Markets and tourist lanes (browse and bargain)
Thamel in central Kathmandu has the densest cluster of paper and gift shops, and the lanes around Patan are good too. You will find more variety and lower starting prices here, but quality is uneven, so lean on the checks below before you pay.
How to spot the real thing
Genuine lokta is rarely faked outright — it is cheap enough that there is little incentive — but thinner machine paper does get sold as handmade, and some products mix materials. A quick inspection sorts it out.
- Feel it. Real lokta has a soft but strong hand. It should not feel flimsy or slick.
- Hold it to the light. You can usually see the long bast fibres running through a genuine sheet, and the surface is faintly uneven rather than mirror-flat.
- Check the edges and texture. Hand-formed sheets often have slightly irregular, characterful edges and subtle variation across the page. A flawless, perfectly uniform finish is a hint of machine stock.
- Look inside notebooks. Some pair a handsome lokta cover with recycled or plain inner pages. That is perfectly fine and often labelled — just know which you are paying for if you want all-lokta.
Suspiciously thin, glossy, uniform paper sold as "handmade" is the main thing to walk away from.
Buying it responsibly
One reason handmade paper feels like a good souvenir is that the ethics line up reasonably well, provided you buy with a little care.
- The plant regrows. Cut correctly above the root, the lokta shrub regenerates into a full plant in about five to seven years, so managed stands can be harvested on rotation without clearing forest.
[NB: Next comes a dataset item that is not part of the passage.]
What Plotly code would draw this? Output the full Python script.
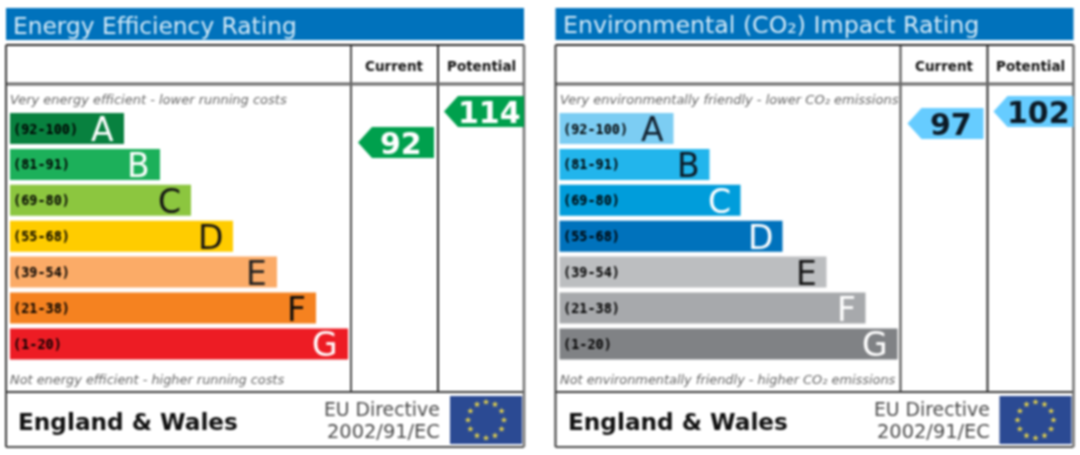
import numpy as np
import plotly.graph_objects as go

# --------------------------------------------------
# 1. DATA
# --------------------------------------------------

bands = ["A", "B", "C", "D", "E", "F", "G"]
band_ranges = ["(92-100)", "(81-91)", "(69-80)", "(55-68)", "(39-54)", "(21-38)", "(1-20)"]
band_lengths = [114, 150, 181, 223, 267, 306, 338]

energy_title = "Energy Efficiency Rating"
energy_top_note = "Very energy efficient - lower running costs"
energy_bottom_note = "Not energy efficient - higher running costs"
energy_colors = ["#08813f", "#1cb05a", "#8cc63f", "#ffcc00", "#fbab67", "#f58220", "#ed1c24"]
energy_letter_colors = ["#ffffff", "#ffffff", "#141414", "#141414", "#222222", "#0c0c0c", "#ffffff"]
energy_current = "92"
energy_potential = "114"

co2_title = "Environmental (CO₂) Impact Rating"
co2_top_note = "Very environmentally friendly - lower CO₂ emissions"
co2_bottom_note = "Not environmentally friendly - higher CO₂ emissions"
co2_colors = ["#7ccdf3", "#22b5ec", "#009ddb", "#0072bc", "#bcbec0", "#a7a9ac", "#808285"]
co2_letter_colors = ["#142230", "#0c1a26", "#ffffff", "#ffffff", "#141414", "#ffffff", "#ffffff"]
co2_current = "97"
co2_potential = "102"

# --------------------------------------------------
# 2. LAYOUT HELPERS (everything in page pixels)
# --------------------------------------------------

fig = go.Figure()
shapes = []
notes = []
FONT = "DejaVu Sans"
MONO = "DejaVu Sans Mono"


def rect(x0, y0, x1, y1, fill=None, line=None, width=0):
    shapes.append(dict(type="rect", x0=x0, y0=y0, x1=x1, y1=y1, xref="x", yref="y",
                       fillcolor=fill, line=dict(color=line, width=width), layer="below"))


def vline(x, y0, y1, color, width):
    shapes.append(dict(type="line", x0=x, x1=x, y0=y0, y1=y1, xref="x", yref="y",
                       line=dict(color=color, width=width), layer="above"))


def hline(x0, x1, y, color, width):
    shapes.append(dict(type="line", x0=x0, x1=x1, y0=y, y1=y, xref="x", yref="y",
                       line=dict(color=color, width=width), layer="above"))


def label(x, y, text, size, color, anchor="left", family=FONT):
    notes.append(dict(x=x, y=y, text=text, xref="x", yref="y", showarrow=False, xanchor=anchor,
                      yanchor="middle", font=dict(family=family, size=size, color=color)))


def arrow(tip, right, top, text, fill, color, size=30):
    bottom = top + 31
    mid = (top + bottom) / 2
    path = f"M {tip} {mid} L {tip + 14} {top} L {right} {top} L {right} {bottom} L {tip + 14} {bottom} Z"
    shapes.append(dict(type="path", path=path, xref="x", yref="y", fillcolor=fill,
                       line=dict(width=0), layer="above"))
    label((tip + 10 + right) / 2, mid + 1, f"<b>{text}</b>", size, color, "center")


def panel(left, title, title_size, top_note, bottom_note, colors, letter_colors,
          current, potential, current_top, arrow_fill, arrow_text):
    right = left + 518
    col1 = left + 345
    col2 = left + 432

    # title strip
    rect(left, 8, right, 40, fill="#0072bc")
    label(left + 5, 25, title, title_size, "#d3e9f7")

    # frame
    rect(left, 45, right, 447, fill="#ffffff")
    vline(col1, 45, 392, "#4a4a4a", 2)
    vline(col2, 45, 392, "#2a2a2a", 2)
    hline(left, right, 84, "#6a6a6a", 3)
    hline(left, right, 392, "#3a3a3a", 2)
    hline(left, right, 45, "#2a2a2a", 2)
    hline(left, right, 447, "#4a4a4a", 2)
    vline(left, 45, 447, "#3a3a3a", 2)
    vline(right, 45, 447, "#707070", 2.5)

    label((col1 + col2) / 2, 66, "<b>Current</b>", 13.5, "#111111", "center")
    label((col2 + right) / 2, 66, "<b>Potential</b>", 13.5, "#111111", "center")
    label(left + 2, 99, f"<i>{top_note}</i>", 13, "#666666")
    label(left + 2, 379, f"<i>{bottom_note}</i>", 12.9, "#666666")

    # rating bars
    base = left + 4
    centers = [128.5 + 35.9 * i for i in range(len(bands))]
    fig.add_trace(go.Bar(
        x=band_lengths, y=centers, base=base, orientation="h", width=31,
        marker=dict(color=colors, line=dict(width=0)), showlegend=False,
        hoverinfo="skip",
    ))
    for band, rng, length, y, col in zip(bands, band_ranges, band_lengths, centers, letter_colors):
        label(base + 1, y, f"<b>{rng}</b>", 13.5, "#000000", family=MONO)
        label(base + length - 8, y + 1, band, 33, col, "right")

    # current and potential pointers
    arrow(col1 + 7, col2 - 4, current_top, current, arrow_fill, arrow_text)
    arrow(col2 + 6, right, 96, potential, arrow_fill, arrow_text)

    # footer
    label(left + 10, 421, "<b>England &amp; Wales</b>", 23.2, "#111111")
    label(left + 436, 409, "EU Directive", 18.8, "#4a4a4a", "right")
    label(left + 436, 431, "2002/91/EC", 19.4, "#4a4a4a", "right")

    # EU flag
    rect(left + 444, 396, left + 516, 444, fill="#2b4a93")
    angles = np.arange(12) * np.pi / 6
    fig.add_trace(go.Scatter(
        x=left + 480 + 18 * np.cos(angles), y=420 + 18 * np.sin(angles), mode="markers",
        marker=dict(symbol="star", size=5, color="#e8d44a", line=dict(width=0)),
        showlegend=False, hoverinfo="skip",
    ))


# --------------------------------------------------
# 3. THE TWO PANELS
# --------------------------------------------------

panel(6, energy_title, 23.3, energy_top_note, energy_bottom_note, energy_colors, energy_letter_colors,
      energy_current, energy_potential, 127, "#00a04d", "#ffffff")
panel(555.5, co2_title, 23.7, co2_top_note, co2_bottom_note, co2_colors, co2_letter_colors,
      co2_current, co2_potential, 108, "#66ccff", "#0c1a26")

# --------------------------------------------------
# 4. FIGURE
# --------------------------------------------------

fig.update_layout(
    width=1080,
    height=455,
    margin=dict(l=0, r=0, t=0, b=0),
    paper_bgcolor="#ffffff",
    plot_bgcolor="#ffffff",
    shapes=shapes,
    annotations=notes,
    barmode="overlay",
    xaxis=dict(range=[0, 1080], visible=False, fixedrange=True),
    yaxis=dict(range=[455, 0], visible=False, fixedrange=True),
)

fig.write_html(
    "out.html",
    config=dict(displayModeBar=False),
    post_script="document.body.style.margin='0';document.querySelector('.plotly-graph-div').style.filter='blur(0.8px)';",
)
- It is a forest product. Much lokta is gathered as a non-timber forest product from community and protected forests, giving local people a renewable reason to keep those forests standing.
- It supports rural incomes. Papermaking is one of the few rural industries in Nepal where women have long played a central role, and the niche export market for handmade paper has grown steadily since the late 1980s.
The honest caveats are over-harvesting in some areas and the fuel demand of firewood boiling, which is why buying from fair-trade and cooperative sources — the producers most likely to harvest responsibly and use cleaner methods — is the simplest way to do right by the craft. This fits the wider picture in our sustainable tourism in Nepal guide.
Getting it home in one piece
This is the easy part. Paper products are flat, light and tough, so:
- Slot journals and folded sheets along the flat side of a daypack or suitcase; the strong fibres resist creasing.
- Keep card sets in their sleeves and tuck them into a book to stop the corners bending.
- There are no special airline restrictions on carrying paper, so it travels happily in hand luggage.
A handful of card sets and a journal or two add almost nothing to your bag — which is exactly why so many travellers buy lokta paper by the armful. If you are still mapping out your time in the city, our where to stay in Kathmandu guide helps you base yourself near the best shopping.
The bottom line
Nepali handmade paper is the low-risk, high-reward souvenir: genuinely local, made from a renewable shrub, cheap enough to buy in quantity, and so flat and durable that packing it is an afterthought. Buy a journal or two and a few card sets from a fair-trade shop, run your fingers over that slightly uneven, fibrous surface, and you have a gift that is unmistakably Nepal. For the full background on how the paper is made and why it lasts for centuries, head to our main lokta paper guide.
Sources
Frequently asked questions
- What is Nepali handmade paper called?
- It is usually called lokta paper, or Nepali kagaj. The name comes from the lokta shrub (two Daphne species) whose inner bark is boiled into pulp and formed into sheets by hand, with no wood pulp involved.
- How much does Nepali handmade paper cost as a souvenir?
- It is one of the cheapest authentic buys in Nepal. Expect roughly USD 5-15 for a journal, about USD 1-3 for a decorative sheet, and around USD 5-8 for a set of cards (as of 2025); co-ops use fixed prices while market stalls expect bargaining.
- Where is the best place to buy lokta paper in Kathmandu?
- Fair-trade outlets such as Mahaguthi and Sana Hastakala, both on Pulchowk Road in Lalitpur, are reliable for quality and ethical sourcing at fixed prices. Thamel and the lanes around Patan also have many paper shops if you prefer to browse and bargain.
- How do I know if Nepali handmade paper is genuine?
- Real lokta has a soft-but-strong feel, a faintly fibrous and slightly uneven surface, and visible long fibres when held to the light. Suspiciously thin, glossy or perfectly uniform sheets are more likely machine-made stock.
- Is lokta paper easy to pack and take on a plane?
- Very. It is flat, light and tough, so notebooks and folded sheets travel well in hand luggage or a suitcase. There are no restrictions on carrying paper products, and the strong fibres resist creasing and tearing in transit.
- Is buying Nepali handmade paper ethical and sustainable?
- It can be among the more responsible souvenirs. The shrub regrows in about five to seven years when cut correctly, much of it is gathered as a forest product, and the craft supports rural incomes, especially for women. Buying fair-trade sends more money to the makers.
- What can I make or use lokta paper for at home?
- It works as journals, sketchbooks, letter paper, gift wrap, greeting cards, lampshade panels and framed prints. It takes ink, block-printing and watercolour well, and the textured surface looks good on a shelf or wall.
- Is Nepali handmade paper the same as rice paper?
- No. Rice paper and bamboo paper come from different plants. Lokta is made from the bast fibre of Daphne bark, which gives it the distinctive strength, texture and longevity that cheaper papers lack.